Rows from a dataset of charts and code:
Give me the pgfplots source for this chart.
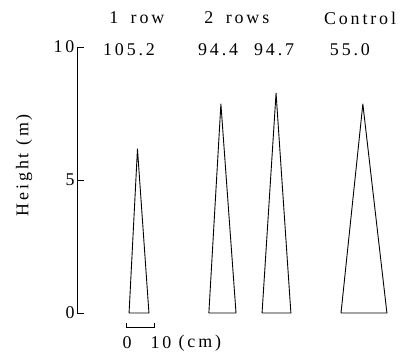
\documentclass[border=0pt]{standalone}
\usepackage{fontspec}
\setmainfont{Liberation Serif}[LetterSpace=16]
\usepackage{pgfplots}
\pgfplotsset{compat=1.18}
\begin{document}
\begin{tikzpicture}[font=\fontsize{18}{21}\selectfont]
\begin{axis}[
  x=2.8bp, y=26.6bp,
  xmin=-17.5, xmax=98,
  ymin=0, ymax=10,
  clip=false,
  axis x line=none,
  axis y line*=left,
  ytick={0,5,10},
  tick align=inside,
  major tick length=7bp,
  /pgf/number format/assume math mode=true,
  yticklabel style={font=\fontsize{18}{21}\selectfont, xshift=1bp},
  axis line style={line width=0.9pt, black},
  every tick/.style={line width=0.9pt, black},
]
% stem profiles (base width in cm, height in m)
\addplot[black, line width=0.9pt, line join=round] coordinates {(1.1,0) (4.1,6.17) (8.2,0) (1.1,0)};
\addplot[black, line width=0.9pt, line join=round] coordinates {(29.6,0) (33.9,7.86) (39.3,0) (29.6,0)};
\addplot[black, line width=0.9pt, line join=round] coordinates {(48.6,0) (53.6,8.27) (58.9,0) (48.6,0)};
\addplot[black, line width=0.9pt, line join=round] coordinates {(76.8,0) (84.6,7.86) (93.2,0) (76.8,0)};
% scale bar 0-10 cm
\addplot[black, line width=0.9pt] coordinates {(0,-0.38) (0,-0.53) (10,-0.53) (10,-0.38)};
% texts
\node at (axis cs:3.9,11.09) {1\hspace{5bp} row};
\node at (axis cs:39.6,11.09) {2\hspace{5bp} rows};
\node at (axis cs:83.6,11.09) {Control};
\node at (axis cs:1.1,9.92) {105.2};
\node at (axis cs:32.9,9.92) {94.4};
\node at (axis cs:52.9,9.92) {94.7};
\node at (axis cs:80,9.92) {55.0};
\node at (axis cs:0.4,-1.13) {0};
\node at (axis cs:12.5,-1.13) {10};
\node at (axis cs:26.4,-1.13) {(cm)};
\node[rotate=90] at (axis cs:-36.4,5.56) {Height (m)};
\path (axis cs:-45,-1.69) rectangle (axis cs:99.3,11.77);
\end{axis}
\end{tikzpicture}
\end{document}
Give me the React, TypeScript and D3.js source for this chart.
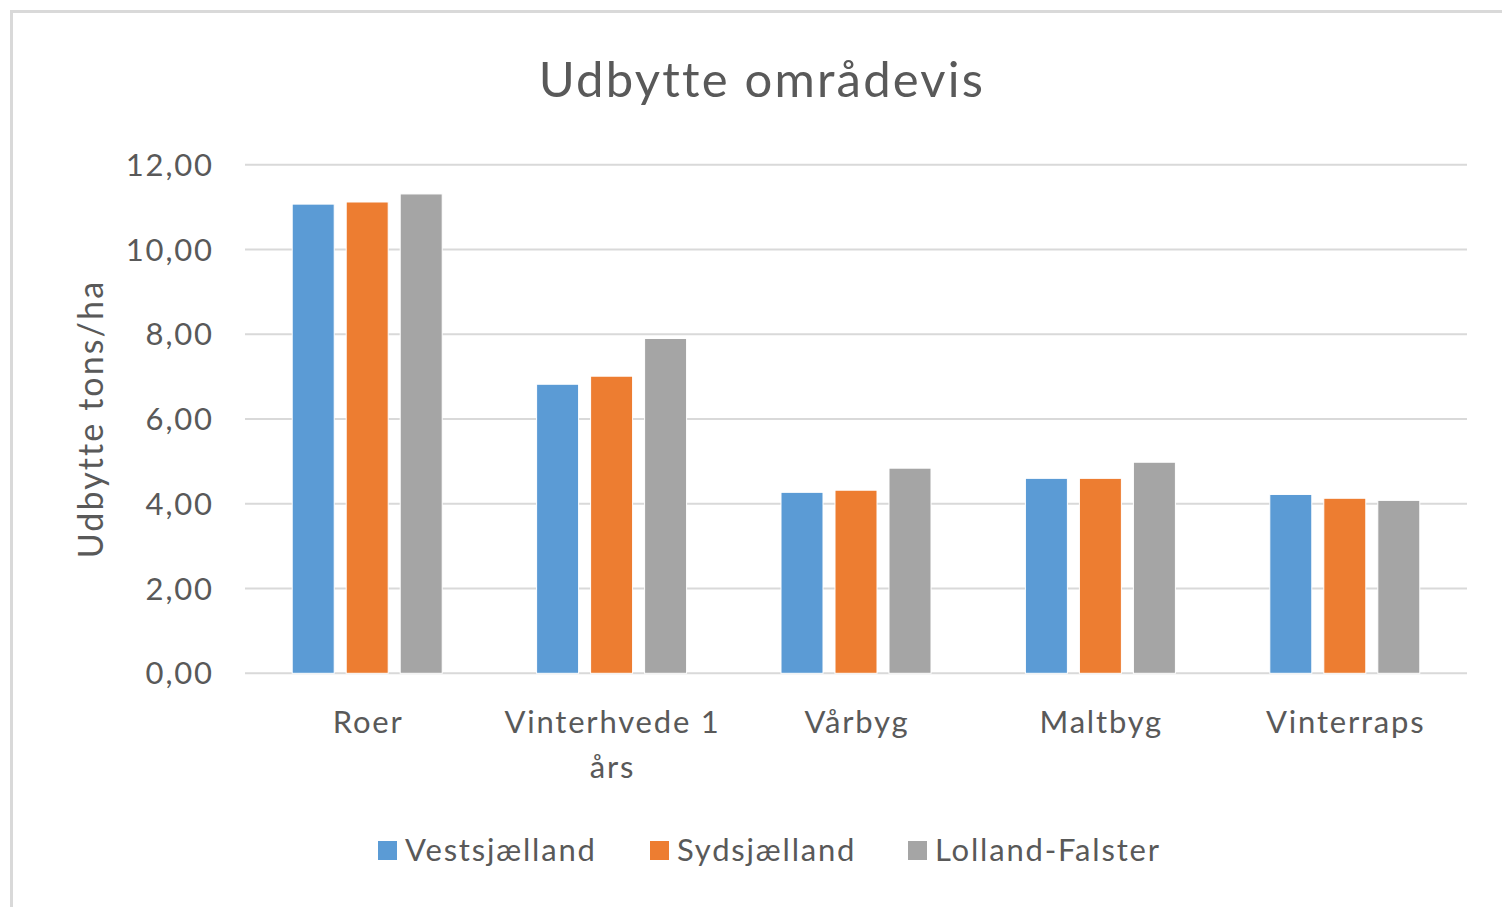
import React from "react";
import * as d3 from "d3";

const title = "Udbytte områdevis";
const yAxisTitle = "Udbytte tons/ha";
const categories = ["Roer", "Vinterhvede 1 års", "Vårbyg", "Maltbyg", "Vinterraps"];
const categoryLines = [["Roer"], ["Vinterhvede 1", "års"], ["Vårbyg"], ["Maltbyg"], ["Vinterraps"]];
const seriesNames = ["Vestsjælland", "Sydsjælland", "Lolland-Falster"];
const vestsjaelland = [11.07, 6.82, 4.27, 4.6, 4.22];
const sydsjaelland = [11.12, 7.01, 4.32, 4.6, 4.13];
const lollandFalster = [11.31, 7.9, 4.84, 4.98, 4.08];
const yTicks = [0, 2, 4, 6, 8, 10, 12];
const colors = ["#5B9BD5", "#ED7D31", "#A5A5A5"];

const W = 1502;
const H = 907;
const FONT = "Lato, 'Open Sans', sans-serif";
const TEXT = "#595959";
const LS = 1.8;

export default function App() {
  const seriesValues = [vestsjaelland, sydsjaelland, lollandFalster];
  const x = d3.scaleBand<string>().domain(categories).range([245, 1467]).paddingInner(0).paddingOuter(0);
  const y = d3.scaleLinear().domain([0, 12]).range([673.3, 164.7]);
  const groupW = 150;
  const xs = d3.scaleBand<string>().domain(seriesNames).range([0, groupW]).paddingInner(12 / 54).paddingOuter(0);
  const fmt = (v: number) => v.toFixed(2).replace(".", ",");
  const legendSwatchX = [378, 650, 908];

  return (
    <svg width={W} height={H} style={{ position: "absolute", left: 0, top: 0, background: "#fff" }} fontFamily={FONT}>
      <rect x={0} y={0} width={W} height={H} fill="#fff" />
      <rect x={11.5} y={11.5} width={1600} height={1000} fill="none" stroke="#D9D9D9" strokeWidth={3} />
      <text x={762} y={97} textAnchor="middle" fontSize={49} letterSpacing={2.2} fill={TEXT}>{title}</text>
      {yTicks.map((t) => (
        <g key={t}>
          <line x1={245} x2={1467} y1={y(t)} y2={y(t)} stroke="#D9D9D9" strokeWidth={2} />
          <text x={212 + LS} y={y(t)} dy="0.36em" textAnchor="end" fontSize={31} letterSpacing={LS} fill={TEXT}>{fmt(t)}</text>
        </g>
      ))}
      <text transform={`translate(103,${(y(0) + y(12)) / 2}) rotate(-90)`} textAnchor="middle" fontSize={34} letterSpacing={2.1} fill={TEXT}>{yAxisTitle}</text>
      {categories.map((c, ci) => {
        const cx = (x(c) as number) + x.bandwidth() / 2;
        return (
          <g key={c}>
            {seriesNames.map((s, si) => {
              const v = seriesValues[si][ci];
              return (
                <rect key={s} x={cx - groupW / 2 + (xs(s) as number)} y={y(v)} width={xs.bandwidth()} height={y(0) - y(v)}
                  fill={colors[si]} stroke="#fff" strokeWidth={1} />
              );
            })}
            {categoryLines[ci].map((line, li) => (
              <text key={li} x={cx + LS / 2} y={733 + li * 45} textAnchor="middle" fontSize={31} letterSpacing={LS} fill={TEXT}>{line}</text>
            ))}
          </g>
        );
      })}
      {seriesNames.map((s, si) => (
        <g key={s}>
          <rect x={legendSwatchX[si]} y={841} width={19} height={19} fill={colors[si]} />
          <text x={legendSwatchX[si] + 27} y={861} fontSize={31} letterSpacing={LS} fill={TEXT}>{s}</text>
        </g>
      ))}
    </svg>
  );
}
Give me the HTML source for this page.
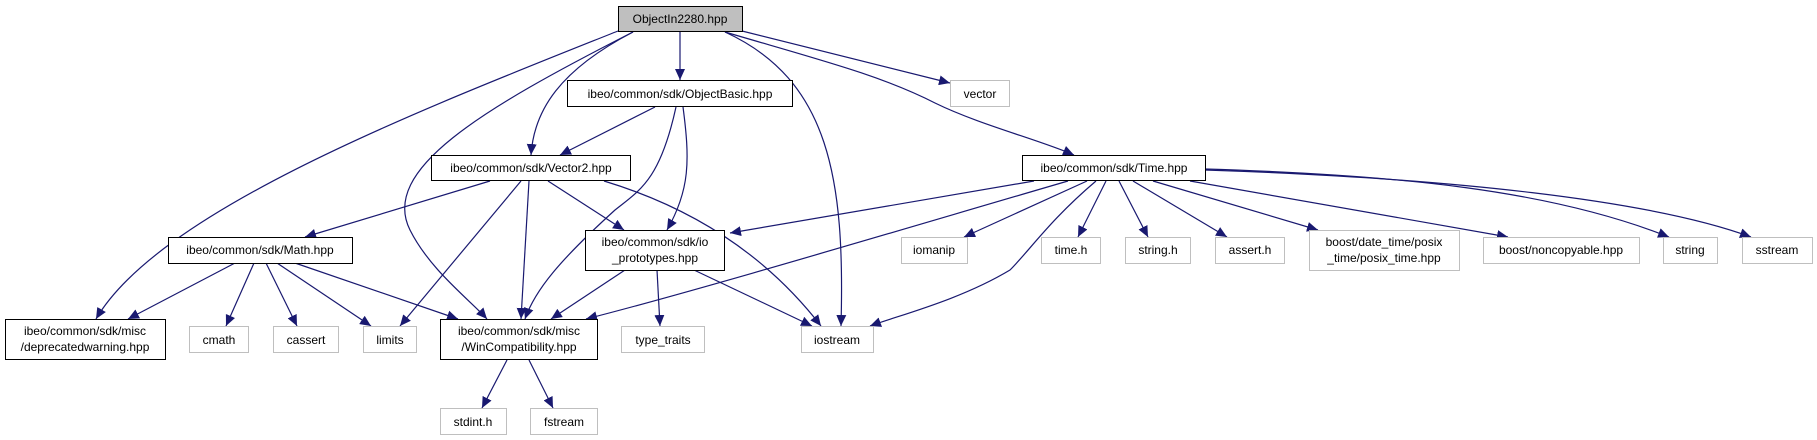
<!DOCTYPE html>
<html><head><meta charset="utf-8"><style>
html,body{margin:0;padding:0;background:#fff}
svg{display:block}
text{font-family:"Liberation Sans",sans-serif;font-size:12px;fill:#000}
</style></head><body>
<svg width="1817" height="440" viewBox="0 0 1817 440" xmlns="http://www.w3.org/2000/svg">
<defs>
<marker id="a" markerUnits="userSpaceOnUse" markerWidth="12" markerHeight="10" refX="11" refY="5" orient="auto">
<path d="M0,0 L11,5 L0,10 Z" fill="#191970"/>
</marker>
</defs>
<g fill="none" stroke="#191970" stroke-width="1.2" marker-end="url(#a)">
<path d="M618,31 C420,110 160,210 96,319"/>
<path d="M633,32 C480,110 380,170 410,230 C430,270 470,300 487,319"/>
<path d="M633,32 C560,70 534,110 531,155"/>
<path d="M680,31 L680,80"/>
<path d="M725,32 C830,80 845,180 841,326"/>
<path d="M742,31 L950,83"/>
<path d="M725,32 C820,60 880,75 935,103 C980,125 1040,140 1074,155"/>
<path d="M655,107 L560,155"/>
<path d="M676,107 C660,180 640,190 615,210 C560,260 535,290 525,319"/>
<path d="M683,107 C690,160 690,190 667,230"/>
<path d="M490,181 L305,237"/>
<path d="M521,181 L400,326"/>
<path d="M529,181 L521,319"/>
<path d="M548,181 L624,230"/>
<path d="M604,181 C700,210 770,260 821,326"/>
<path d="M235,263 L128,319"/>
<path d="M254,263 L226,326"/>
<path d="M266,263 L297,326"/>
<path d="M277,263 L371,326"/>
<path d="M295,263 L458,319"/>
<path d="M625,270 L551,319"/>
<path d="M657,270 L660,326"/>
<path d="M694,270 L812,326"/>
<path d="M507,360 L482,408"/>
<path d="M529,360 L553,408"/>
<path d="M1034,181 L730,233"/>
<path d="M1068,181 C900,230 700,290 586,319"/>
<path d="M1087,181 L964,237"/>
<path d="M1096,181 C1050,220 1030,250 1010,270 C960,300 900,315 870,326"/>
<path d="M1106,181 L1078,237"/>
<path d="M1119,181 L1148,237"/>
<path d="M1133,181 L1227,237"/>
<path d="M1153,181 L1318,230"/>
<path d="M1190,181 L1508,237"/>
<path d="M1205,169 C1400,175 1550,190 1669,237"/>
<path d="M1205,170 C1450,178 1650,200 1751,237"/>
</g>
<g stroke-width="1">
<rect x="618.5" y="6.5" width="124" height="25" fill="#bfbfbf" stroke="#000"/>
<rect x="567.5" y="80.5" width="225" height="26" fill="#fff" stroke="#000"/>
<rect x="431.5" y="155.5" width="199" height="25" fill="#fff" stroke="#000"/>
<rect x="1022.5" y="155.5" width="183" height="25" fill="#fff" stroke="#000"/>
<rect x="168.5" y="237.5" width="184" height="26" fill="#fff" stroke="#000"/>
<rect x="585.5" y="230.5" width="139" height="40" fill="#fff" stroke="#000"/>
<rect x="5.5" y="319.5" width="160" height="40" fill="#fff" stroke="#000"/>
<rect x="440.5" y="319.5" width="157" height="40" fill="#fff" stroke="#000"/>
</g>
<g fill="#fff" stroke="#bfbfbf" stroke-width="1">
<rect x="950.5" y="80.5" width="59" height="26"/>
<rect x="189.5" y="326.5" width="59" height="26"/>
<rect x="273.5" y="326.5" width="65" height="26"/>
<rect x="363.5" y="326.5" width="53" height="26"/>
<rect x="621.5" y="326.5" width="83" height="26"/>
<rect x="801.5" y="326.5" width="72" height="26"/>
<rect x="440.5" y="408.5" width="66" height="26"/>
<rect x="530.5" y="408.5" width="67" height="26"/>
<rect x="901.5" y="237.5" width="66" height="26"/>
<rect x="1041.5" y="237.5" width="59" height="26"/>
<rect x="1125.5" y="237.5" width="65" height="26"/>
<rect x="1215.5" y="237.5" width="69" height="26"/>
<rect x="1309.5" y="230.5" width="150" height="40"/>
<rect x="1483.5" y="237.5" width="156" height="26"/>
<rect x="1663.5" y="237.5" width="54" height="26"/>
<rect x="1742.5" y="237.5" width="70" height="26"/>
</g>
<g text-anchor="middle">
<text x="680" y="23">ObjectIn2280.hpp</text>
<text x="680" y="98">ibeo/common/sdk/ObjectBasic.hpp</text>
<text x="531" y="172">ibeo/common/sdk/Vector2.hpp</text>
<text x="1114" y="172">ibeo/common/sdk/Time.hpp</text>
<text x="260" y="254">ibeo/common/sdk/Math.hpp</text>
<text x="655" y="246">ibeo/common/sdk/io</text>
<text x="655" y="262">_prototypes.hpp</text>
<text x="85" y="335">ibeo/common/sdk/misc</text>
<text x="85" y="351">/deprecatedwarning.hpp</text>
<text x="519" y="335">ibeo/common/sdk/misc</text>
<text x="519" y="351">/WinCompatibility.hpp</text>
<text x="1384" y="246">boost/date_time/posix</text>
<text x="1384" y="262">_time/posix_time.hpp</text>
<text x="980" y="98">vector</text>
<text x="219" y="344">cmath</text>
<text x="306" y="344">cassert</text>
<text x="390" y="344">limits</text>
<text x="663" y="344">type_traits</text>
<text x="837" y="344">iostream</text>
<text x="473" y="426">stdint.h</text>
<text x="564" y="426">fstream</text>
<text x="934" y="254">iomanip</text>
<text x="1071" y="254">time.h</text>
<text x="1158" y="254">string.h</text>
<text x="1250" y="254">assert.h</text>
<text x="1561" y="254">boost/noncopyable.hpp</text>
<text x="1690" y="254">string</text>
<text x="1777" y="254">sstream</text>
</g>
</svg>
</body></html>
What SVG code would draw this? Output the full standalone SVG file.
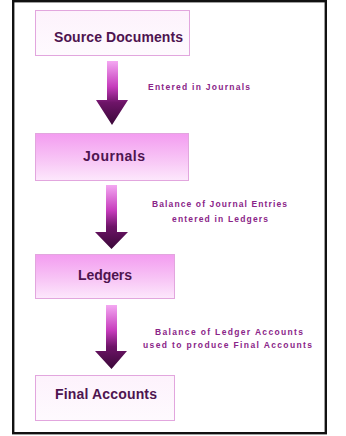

CHALLENGE:
Take the records above from their first line through the line with "import * as" and set those lines down word for word, minus the pictures.

RESULT OF THIS EXERCISE:
Give me the pgfplots source for this chart.
\documentclass[border=0pt]{standalone}
\usepackage{fontspec}
\setmainfont{Liberation Serif}[LetterSpace=16]
\usepackage{pgfplots}
\pgfplotsset{compat=1.18}
\begin{document}
\begin{tikzpicture}[font=\fontsize{18}{21}\selectfont]
\begin{axis}[
  x=2.8bp, y=26.6bp,
  xmin=-17.5, xmax=98,
  ymin=0, ymax=10,
  clip=false,
  axis x line=none,
  axis y line*=left,
  ytick={0,5,10},
  tick align=inside,
  major tick length=7bp,
  /pgf/number format/assume math mode=true,
  yticklabel style={font=\fontsize{18}{21}\selectfont, xshift=1bp},
  axis line style={line width=0.9pt, black},
  every tick/.style={line width=0.9pt, black},
]
% stem profiles (base width in cm, height in m)
\addplot[black, line width=0.9pt, line join=round] coordinates {(1.1,0) (4.1,6.17) (8.2,0) (1.1,0)};
\addplot[black, line width=0.9pt, line join=round] coordinates {(29.6,0) (33.9,7.86) (39.3,0) (29.6,0)};
\addplot[black, line width=0.9pt, line join=round] coordinates {(48.6,0) (53.6,8.27) (58.9,0) (48.6,0)};
\addplot[black, line width=0.9pt, line join=round] coordinates {(76.8,0) (84.6,7.86) (93.2,0) (76.8,0)};
% scale bar 0-10 cm
\addplot[black, line width=0.9pt] coordinates {(0,-0.38) (0,-0.53) (10,-0.53) (10,-0.38)};
% texts
\node at (axis cs:3.9,11.09) {1\hspace{5bp} row};
\node at (axis cs:39.6,11.09) {2\hspace{5bp} rows};
\node at (axis cs:83.6,11.09) {Control};
\node at (axis cs:1.1,9.92) {105.2};
\node at (axis cs:32.9,9.92) {94.4};
\node at (axis cs:52.9,9.92) {94.7};
\node at (axis cs:80,9.92) {55.0};
\node at (axis cs:0.4,-1.13) {0};
\node at (axis cs:12.5,-1.13) {10};
\node at (axis cs:26.4,-1.13) {(cm)};
\node[rotate=90] at (axis cs:-36.4,5.56) {Height (m)};
\path (axis cs:-45,-1.69) rectangle (axis cs:99.3,11.77);
\end{axis}
\end{tikzpicture}
\end{document}
Give me the React, TypeScript and D3.js source for this chart.
import React from "react";
import * as d3 from "d3";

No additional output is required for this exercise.